■ Requirement:
List all lines of the data containing the word "this".

(Rows from a dataset of charts and code)
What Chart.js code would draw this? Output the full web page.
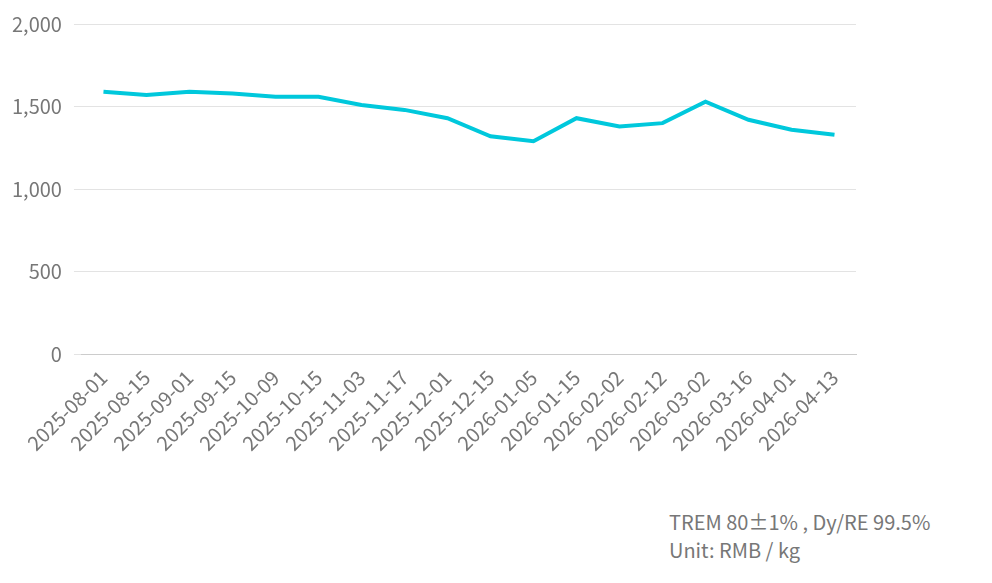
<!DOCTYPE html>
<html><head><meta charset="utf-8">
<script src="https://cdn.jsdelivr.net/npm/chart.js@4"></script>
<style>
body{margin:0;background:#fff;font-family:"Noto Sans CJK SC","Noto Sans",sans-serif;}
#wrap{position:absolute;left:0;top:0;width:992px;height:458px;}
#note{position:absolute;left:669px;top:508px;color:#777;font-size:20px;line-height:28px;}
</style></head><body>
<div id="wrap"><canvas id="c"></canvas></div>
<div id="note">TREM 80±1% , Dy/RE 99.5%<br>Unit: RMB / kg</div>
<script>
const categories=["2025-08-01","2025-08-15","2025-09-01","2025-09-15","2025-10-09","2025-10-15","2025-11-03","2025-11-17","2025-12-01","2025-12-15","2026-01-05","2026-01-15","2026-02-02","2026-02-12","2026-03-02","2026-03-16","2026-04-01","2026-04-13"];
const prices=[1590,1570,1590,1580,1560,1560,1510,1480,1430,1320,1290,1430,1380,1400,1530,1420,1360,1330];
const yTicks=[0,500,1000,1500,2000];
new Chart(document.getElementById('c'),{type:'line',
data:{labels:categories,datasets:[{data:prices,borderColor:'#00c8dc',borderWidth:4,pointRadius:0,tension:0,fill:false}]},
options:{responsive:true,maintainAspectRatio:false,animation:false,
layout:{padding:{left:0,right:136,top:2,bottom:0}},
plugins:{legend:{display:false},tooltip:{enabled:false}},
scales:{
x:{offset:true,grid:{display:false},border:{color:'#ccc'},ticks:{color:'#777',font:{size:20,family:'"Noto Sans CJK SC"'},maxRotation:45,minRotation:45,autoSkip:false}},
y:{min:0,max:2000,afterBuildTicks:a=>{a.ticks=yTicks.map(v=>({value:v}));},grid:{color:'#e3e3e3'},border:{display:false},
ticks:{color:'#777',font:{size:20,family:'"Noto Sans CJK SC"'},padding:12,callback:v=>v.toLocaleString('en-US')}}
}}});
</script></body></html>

...

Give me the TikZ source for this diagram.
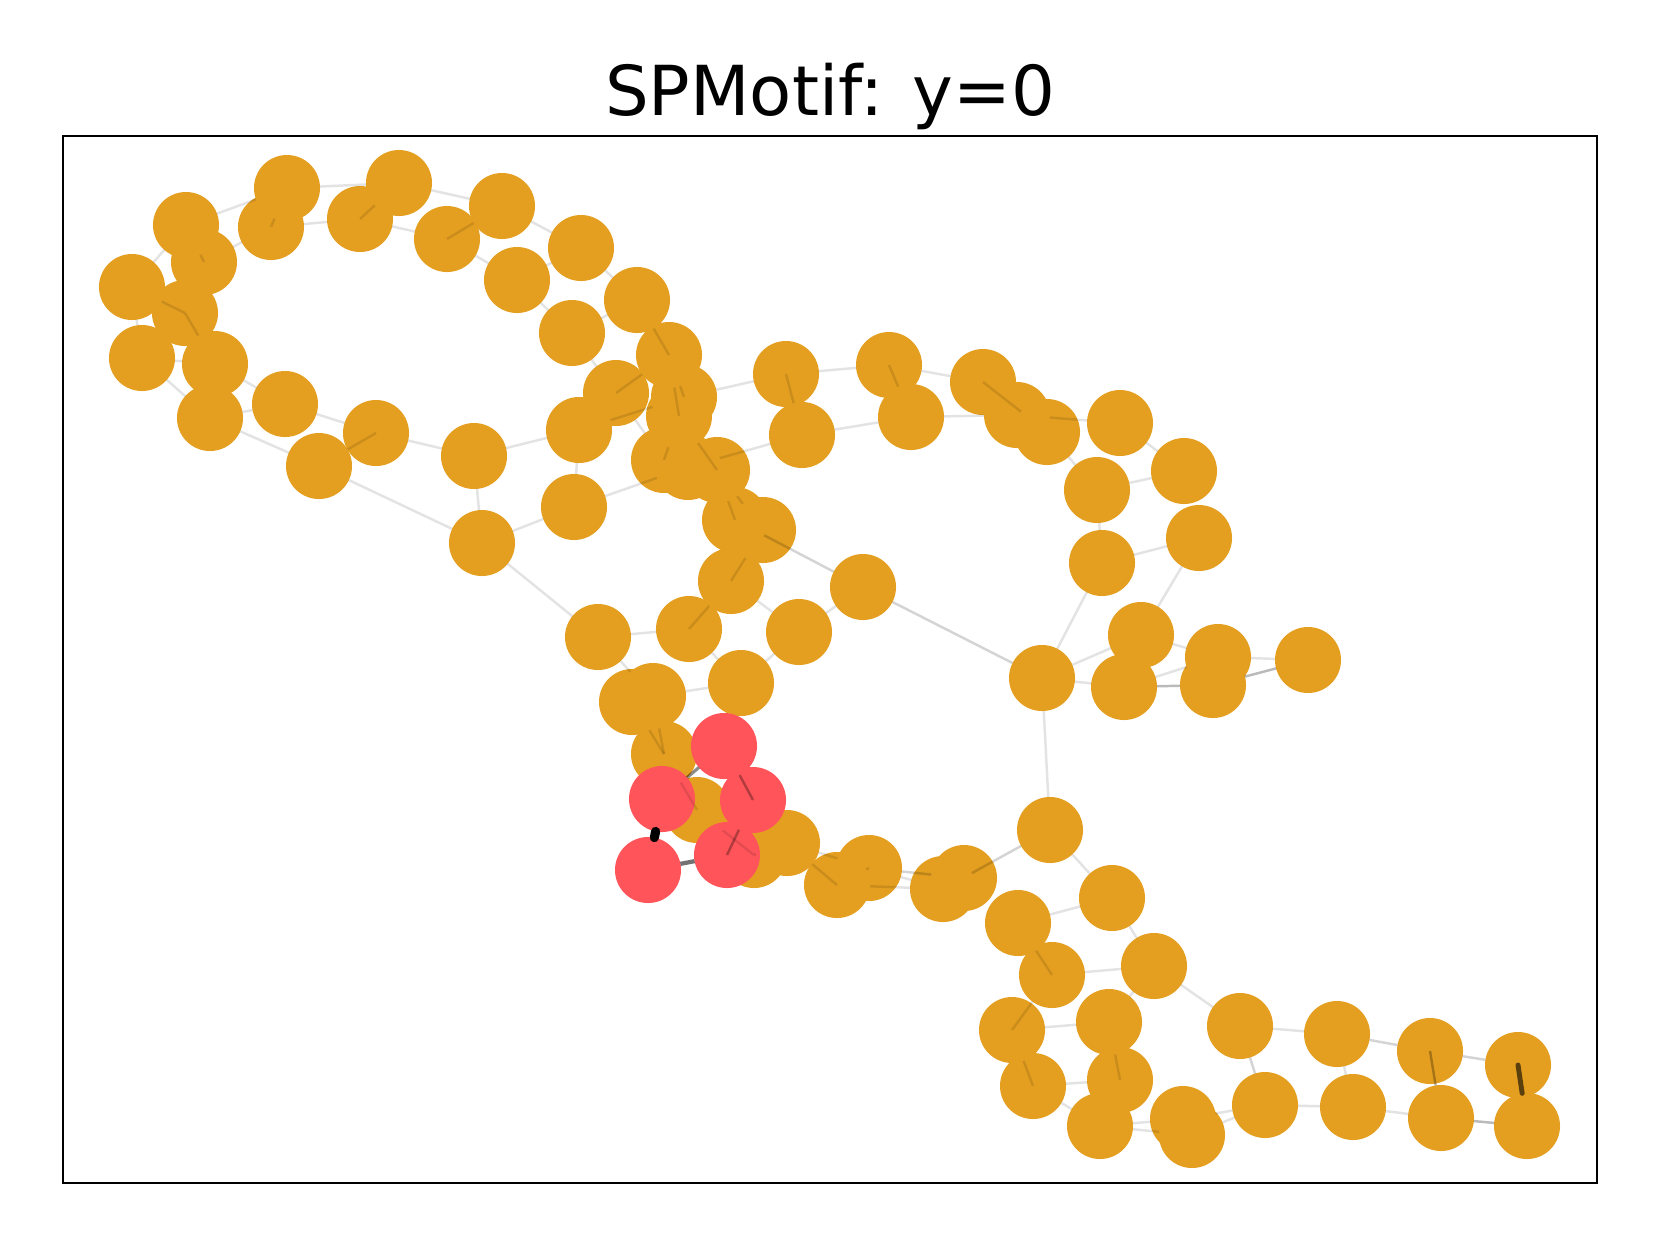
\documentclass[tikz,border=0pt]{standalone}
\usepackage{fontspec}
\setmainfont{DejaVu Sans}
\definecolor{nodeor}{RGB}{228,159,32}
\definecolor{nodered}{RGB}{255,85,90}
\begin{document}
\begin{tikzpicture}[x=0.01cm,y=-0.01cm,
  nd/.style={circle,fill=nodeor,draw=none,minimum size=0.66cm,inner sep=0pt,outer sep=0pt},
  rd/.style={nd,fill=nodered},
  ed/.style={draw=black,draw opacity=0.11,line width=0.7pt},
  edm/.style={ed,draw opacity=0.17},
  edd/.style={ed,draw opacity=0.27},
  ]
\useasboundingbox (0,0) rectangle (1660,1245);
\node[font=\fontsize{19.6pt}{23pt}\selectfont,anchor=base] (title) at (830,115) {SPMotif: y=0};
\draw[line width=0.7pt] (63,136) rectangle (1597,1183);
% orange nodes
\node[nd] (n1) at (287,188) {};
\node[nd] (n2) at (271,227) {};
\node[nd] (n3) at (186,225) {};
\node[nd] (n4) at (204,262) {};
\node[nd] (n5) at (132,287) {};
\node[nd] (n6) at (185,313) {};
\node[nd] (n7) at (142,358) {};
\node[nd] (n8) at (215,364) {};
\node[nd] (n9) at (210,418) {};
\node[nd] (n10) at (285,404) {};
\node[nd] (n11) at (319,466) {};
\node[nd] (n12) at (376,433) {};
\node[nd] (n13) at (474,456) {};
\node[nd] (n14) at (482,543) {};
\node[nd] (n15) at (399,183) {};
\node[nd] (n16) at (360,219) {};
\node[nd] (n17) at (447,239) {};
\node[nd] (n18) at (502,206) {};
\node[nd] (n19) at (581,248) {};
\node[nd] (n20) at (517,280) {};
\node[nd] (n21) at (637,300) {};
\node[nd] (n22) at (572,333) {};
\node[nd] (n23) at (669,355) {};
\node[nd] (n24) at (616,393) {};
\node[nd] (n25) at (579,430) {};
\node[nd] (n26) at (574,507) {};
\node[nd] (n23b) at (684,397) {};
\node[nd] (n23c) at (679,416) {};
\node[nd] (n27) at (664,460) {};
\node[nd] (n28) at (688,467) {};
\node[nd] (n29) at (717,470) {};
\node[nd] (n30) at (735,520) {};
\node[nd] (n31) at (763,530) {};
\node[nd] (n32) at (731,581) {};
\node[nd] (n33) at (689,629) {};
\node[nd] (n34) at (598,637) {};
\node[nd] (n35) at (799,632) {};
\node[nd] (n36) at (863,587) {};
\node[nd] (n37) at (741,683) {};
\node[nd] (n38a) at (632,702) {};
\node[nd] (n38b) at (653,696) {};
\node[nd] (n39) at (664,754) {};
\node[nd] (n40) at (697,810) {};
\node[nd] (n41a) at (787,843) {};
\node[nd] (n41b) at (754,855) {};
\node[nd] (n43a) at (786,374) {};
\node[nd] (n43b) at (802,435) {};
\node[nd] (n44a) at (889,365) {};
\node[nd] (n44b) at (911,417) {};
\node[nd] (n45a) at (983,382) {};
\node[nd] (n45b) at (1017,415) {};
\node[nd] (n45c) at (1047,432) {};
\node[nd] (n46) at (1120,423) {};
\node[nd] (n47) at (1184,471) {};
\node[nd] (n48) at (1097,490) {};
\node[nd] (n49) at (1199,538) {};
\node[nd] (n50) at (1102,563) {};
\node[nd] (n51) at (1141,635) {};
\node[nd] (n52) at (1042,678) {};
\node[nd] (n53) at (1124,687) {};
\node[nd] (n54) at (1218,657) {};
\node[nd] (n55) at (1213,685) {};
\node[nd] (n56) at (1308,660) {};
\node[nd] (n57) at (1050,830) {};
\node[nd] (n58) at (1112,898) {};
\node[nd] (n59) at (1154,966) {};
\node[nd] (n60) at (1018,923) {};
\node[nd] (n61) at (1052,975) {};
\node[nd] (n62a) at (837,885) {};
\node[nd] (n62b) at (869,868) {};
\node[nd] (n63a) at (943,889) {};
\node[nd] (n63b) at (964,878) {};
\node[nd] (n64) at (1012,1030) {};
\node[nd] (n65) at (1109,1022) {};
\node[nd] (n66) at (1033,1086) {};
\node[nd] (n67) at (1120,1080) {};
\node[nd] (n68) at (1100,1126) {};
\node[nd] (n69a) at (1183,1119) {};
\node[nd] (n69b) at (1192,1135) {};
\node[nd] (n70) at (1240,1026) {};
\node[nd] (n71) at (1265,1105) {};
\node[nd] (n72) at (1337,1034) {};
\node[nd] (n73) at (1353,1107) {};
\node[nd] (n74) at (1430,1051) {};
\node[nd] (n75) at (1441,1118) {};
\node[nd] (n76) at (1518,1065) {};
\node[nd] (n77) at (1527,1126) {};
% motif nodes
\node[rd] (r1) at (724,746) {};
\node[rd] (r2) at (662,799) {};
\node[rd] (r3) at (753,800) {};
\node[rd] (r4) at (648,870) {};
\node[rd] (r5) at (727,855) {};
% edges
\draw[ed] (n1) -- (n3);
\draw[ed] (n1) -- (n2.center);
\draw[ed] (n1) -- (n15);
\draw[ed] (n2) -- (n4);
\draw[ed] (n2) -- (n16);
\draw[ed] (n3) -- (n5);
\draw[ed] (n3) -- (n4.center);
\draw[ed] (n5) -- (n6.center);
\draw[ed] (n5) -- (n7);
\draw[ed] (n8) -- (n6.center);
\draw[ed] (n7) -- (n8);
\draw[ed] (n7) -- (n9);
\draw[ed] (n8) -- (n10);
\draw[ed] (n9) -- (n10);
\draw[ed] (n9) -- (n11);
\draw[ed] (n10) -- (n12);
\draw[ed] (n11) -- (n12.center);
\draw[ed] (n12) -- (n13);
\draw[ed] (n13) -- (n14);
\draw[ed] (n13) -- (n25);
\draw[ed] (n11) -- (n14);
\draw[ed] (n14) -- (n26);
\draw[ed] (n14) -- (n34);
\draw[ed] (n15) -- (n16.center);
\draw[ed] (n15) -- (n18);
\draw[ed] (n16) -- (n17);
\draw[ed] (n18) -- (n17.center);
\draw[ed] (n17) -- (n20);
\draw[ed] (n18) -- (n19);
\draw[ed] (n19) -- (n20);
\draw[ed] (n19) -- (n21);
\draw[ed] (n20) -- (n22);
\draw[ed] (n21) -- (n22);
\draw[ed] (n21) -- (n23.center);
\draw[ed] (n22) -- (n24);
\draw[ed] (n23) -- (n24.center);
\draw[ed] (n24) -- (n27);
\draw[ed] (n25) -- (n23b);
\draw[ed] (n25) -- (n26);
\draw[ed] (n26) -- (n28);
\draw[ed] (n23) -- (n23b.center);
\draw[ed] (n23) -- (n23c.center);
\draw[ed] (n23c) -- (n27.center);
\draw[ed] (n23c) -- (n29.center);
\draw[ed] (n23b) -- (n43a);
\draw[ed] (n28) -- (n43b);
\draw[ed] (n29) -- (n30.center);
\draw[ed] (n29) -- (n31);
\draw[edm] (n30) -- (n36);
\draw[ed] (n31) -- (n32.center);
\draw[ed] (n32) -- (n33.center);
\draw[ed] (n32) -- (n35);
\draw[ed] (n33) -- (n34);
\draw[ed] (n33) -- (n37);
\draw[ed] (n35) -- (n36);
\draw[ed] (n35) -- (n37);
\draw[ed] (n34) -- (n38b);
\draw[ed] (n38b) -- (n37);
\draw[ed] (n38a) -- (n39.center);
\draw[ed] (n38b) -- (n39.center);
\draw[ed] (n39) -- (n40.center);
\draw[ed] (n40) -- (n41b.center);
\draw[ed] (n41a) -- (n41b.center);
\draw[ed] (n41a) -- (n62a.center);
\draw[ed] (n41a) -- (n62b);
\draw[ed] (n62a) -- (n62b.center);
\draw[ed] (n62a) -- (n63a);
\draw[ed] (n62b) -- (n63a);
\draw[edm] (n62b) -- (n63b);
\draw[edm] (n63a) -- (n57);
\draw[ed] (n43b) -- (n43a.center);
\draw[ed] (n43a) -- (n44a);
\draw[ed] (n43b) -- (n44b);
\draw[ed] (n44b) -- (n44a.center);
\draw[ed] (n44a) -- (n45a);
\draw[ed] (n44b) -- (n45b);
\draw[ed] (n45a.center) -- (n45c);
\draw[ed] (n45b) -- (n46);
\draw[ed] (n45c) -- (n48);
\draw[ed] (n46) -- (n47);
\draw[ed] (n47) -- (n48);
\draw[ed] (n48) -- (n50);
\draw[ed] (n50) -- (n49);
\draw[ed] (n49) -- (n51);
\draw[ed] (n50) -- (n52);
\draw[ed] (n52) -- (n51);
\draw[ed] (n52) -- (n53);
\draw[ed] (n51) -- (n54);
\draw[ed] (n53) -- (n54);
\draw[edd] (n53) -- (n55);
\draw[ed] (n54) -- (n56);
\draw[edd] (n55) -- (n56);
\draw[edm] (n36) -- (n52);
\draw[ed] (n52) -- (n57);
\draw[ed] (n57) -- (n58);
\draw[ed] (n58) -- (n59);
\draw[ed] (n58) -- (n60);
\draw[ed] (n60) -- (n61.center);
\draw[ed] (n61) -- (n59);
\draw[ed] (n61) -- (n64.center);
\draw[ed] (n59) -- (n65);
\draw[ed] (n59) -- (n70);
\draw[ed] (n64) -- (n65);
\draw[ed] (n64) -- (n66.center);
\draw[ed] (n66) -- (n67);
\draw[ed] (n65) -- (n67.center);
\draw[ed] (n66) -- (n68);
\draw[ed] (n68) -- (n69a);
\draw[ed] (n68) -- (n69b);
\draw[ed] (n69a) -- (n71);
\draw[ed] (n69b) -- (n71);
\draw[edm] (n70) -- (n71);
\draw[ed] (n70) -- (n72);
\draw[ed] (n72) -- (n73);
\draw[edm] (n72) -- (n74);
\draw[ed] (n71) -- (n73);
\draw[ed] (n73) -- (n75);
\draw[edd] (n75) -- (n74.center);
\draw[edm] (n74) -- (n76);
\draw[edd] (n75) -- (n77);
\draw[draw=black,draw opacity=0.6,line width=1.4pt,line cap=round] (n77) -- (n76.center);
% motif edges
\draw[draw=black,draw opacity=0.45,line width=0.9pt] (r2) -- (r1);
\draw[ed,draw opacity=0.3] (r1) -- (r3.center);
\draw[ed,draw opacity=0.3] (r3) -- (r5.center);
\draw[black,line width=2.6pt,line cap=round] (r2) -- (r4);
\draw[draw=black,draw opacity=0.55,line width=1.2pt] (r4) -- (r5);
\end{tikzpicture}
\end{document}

■ Task result:
What Chart.js code would draw this? Output the full web page.
Give me the TikZ source for this diagram.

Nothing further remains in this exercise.